§ The problem: Return the material exactly, first line through the line containing "legendwidth=230))", and nothing more. Pictures stay out.

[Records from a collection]
-- start --

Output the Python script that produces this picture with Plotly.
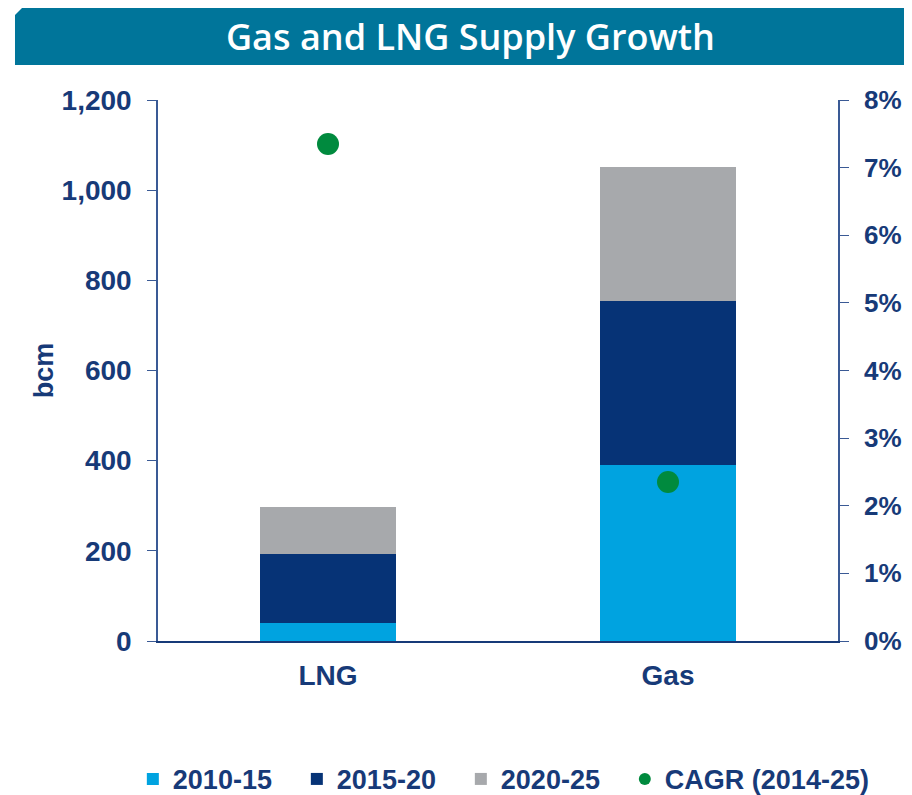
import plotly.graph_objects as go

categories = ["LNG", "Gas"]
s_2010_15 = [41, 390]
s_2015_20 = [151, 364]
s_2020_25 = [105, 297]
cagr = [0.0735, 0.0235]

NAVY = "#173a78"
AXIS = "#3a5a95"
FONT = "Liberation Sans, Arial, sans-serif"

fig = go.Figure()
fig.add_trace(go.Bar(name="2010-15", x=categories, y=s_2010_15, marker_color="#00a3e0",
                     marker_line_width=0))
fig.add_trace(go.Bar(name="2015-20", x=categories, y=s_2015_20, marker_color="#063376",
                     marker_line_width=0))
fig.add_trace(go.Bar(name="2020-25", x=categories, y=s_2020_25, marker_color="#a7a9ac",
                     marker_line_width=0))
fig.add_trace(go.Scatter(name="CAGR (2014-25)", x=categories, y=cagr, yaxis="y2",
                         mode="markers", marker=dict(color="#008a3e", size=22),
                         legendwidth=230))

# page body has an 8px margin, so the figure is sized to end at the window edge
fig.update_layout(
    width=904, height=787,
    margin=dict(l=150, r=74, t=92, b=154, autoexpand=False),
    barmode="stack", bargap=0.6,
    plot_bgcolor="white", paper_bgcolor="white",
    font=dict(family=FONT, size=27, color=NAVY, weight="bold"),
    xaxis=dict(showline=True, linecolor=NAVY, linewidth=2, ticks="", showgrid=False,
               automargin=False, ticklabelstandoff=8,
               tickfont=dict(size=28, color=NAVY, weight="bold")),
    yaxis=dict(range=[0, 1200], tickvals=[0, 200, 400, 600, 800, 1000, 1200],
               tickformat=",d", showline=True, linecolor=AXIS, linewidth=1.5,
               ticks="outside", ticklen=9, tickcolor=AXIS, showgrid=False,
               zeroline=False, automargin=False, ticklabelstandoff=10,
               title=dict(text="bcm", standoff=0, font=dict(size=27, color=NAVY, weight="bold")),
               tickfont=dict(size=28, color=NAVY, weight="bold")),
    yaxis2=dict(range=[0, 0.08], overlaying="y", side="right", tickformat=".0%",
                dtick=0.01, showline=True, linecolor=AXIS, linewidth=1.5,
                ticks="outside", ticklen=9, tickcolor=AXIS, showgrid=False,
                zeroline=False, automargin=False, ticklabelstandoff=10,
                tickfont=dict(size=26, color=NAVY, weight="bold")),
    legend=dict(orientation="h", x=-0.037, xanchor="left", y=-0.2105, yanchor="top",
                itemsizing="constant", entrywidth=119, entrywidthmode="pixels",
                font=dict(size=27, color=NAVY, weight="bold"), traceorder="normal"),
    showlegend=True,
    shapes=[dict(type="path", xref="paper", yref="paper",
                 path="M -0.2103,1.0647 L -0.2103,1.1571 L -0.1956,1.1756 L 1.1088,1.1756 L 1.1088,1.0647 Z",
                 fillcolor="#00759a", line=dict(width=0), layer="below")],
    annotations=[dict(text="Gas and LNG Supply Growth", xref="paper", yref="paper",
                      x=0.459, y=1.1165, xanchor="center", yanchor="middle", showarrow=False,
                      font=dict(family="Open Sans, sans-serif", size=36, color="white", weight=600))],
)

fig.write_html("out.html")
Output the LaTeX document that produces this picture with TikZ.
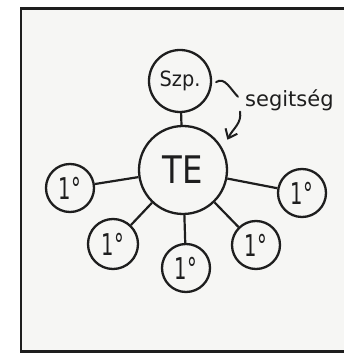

-- end --

§ Finished task:
Output the Python script that produces this picture with Plotly.
import plotly.graph_objects as go

categories = ["LNG", "Gas"]
s_2010_15 = [41, 390]
s_2015_20 = [151, 364]
s_2020_25 = [105, 297]
cagr = [0.0735, 0.0235]

NAVY = "#173a78"
AXIS = "#3a5a95"
FONT = "Liberation Sans, Arial, sans-serif"

fig = go.Figure()
fig.add_trace(go.Bar(name="2010-15", x=categories, y=s_2010_15, marker_color="#00a3e0",
                     marker_line_width=0))
fig.add_trace(go.Bar(name="2015-20", x=categories, y=s_2015_20, marker_color="#063376",
                     marker_line_width=0))
fig.add_trace(go.Bar(name="2020-25", x=categories, y=s_2020_25, marker_color="#a7a9ac",
                     marker_line_width=0))
fig.add_trace(go.Scatter(name="CAGR (2014-25)", x=categories, y=cagr, yaxis="y2",
                         mode="markers", marker=dict(color="#008a3e", size=22),
                         legendwidth=230))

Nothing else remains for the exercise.